Return each line of the listing that contains the string "matplotlib".

▶ Information provided

☆ ☆ ☆ ☆ ☆

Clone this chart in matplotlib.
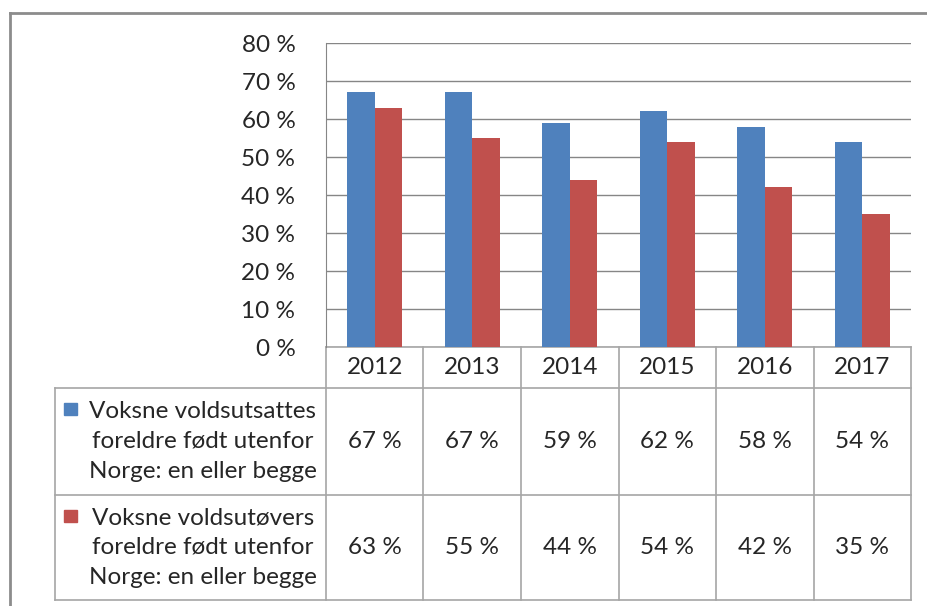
import matplotlib.pyplot as plt
import matplotlib.transforms as mtransforms
from matplotlib.patches import Rectangle

years = ["2012", "2013", "2014", "2015", "2016", "2017"]
utsatte = [67, 67, 59, 62, 58, 54]
utovere = [63, 55, 44, 54, 42, 35]
labels = ["Voksne voldsutsattes\nforeldre født utenfor\nNorge: en eller begge",
          "Voksne voldsutøvers\nforeldre født utenfor\nNorge: en eller begge"]
colors = ["#4F81BD", "#C0504D"]
yticks = [0, 10, 20, 30, 40, 50, 60, 70, 80]

plt.rcParams['font.family'] = ['Lato', 'DejaVu Sans']
txt = "#262626"
gridc = "#868686"
tabc = "#A6A6A6"
fs = 17.5

W, H = 928, 606
fig = plt.figure(figsize=(W / 100, H / 100), dpi=100)

# outer frame (cropped on right and bottom)
fig.add_artist(plt.Line2D([10 / W, 1], [1 - 13 / H, 1 - 13 / H], color="#8C8C8C", lw=2))
fig.add_artist(plt.Line2D([10 / W, 10 / W], [0, 1 - 13 / H], color="#8C8C8C", lw=2))

x0, x1, ytop, ybot = 326, 911, 43, 347
ax = fig.add_axes([x0 / W, 1 - ybot / H, (x1 - x0) / W, (ybot - ytop) / H])
ax.set_xlim(-0.5, len(years) - 0.5)
ax.set_ylim(0, 80)

bw = 0.28
xs = list(range(len(years)))
ax.bar([x - bw / 2 for x in xs], utsatte, bw, color=colors[0], zorder=3)
ax.bar([x + bw / 2 for x in xs], utovere, bw, color=colors[1], zorder=3)

ax.set_yticks(yticks)
ax.set_yticklabels([f"{v} %" for v in yticks], fontsize=fs, color=txt)
ax.tick_params(axis="y", length=0, pad=22)
ax.set_xticks([])
ax.yaxis.grid(True, color=gridc, lw=1, zorder=0)
for s in ["top", "right", "bottom"]:
    ax.spines[s].set_visible(False)
ax.spines["left"].set_color(gridc)

# data table below the axes: x in data units, y in axes fraction
ph = ybot - ytop
tr = mtransforms.blended_transform_factory(ax.transData, ax.transAxes)
r_head = -41 / ph
r_one = -148 / ph
r_two = -253 / ph
unit = (x1 - x0) / len(years)
xleft = -0.5 - (x0 - 55) / unit

def hline(y, xa, xb):
    ax.plot([xa, xb], [y, y], color=tabc, lw=1.2, transform=tr, clip_on=False)

def vline(x, ya, yb):
    ax.plot([x, x], [ya, yb], color=tabc, lw=1.2, transform=tr, clip_on=False)

hline(0, -0.5, len(years) - 0.5)
hline(r_head, xleft, len(years) - 0.5)
hline(r_one, xleft, len(years) - 0.5)
hline(r_two, xleft, len(years) - 0.5)
for i in range(len(years) + 1):
    vline(i - 0.5, 0, r_two)
vline(xleft, r_head, r_two)

for i, y in enumerate(years):
    ax.text(i, r_head / 2, y, ha="center", va="center", fontsize=fs, color=txt,
            transform=tr)
    ax.text(i, (r_head + r_one) / 2, f"{utsatte[i]} %", ha="center", va="center",
            fontsize=fs, color=txt, transform=tr)
    ax.text(i, (r_one + r_two) / 2, f"{utovere[i]} %", ha="center", va="center",
            fontsize=fs, color=txt, transform=tr)

lab_x = -0.5 - (x0 - 203) / unit
for k, (top, bot) in enumerate([(r_head, r_one), (r_one, r_two)]):
    ax.text(lab_x, (top + bot) / 2, labels[k], ha="center", va="center",
            fontsize=fs, color=txt, transform=tr, linespacing=1.5)
    sq_y = top - 21 / ph
    ax.add_patch(Rectangle((xleft + 9 / unit, sq_y - 6 / ph), 13 / unit, 12 / ph,
                           color=colors[k], transform=tr, clip_on=False))

fig.savefig("out.png", dpi=100)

☆ ☆ ☆ ☆ ☆

▶ Finished task
Clone this chart in matplotlib.
import matplotlib.pyplot as plt
import matplotlib.transforms as mtransforms
from matplotlib.patches import Rectangle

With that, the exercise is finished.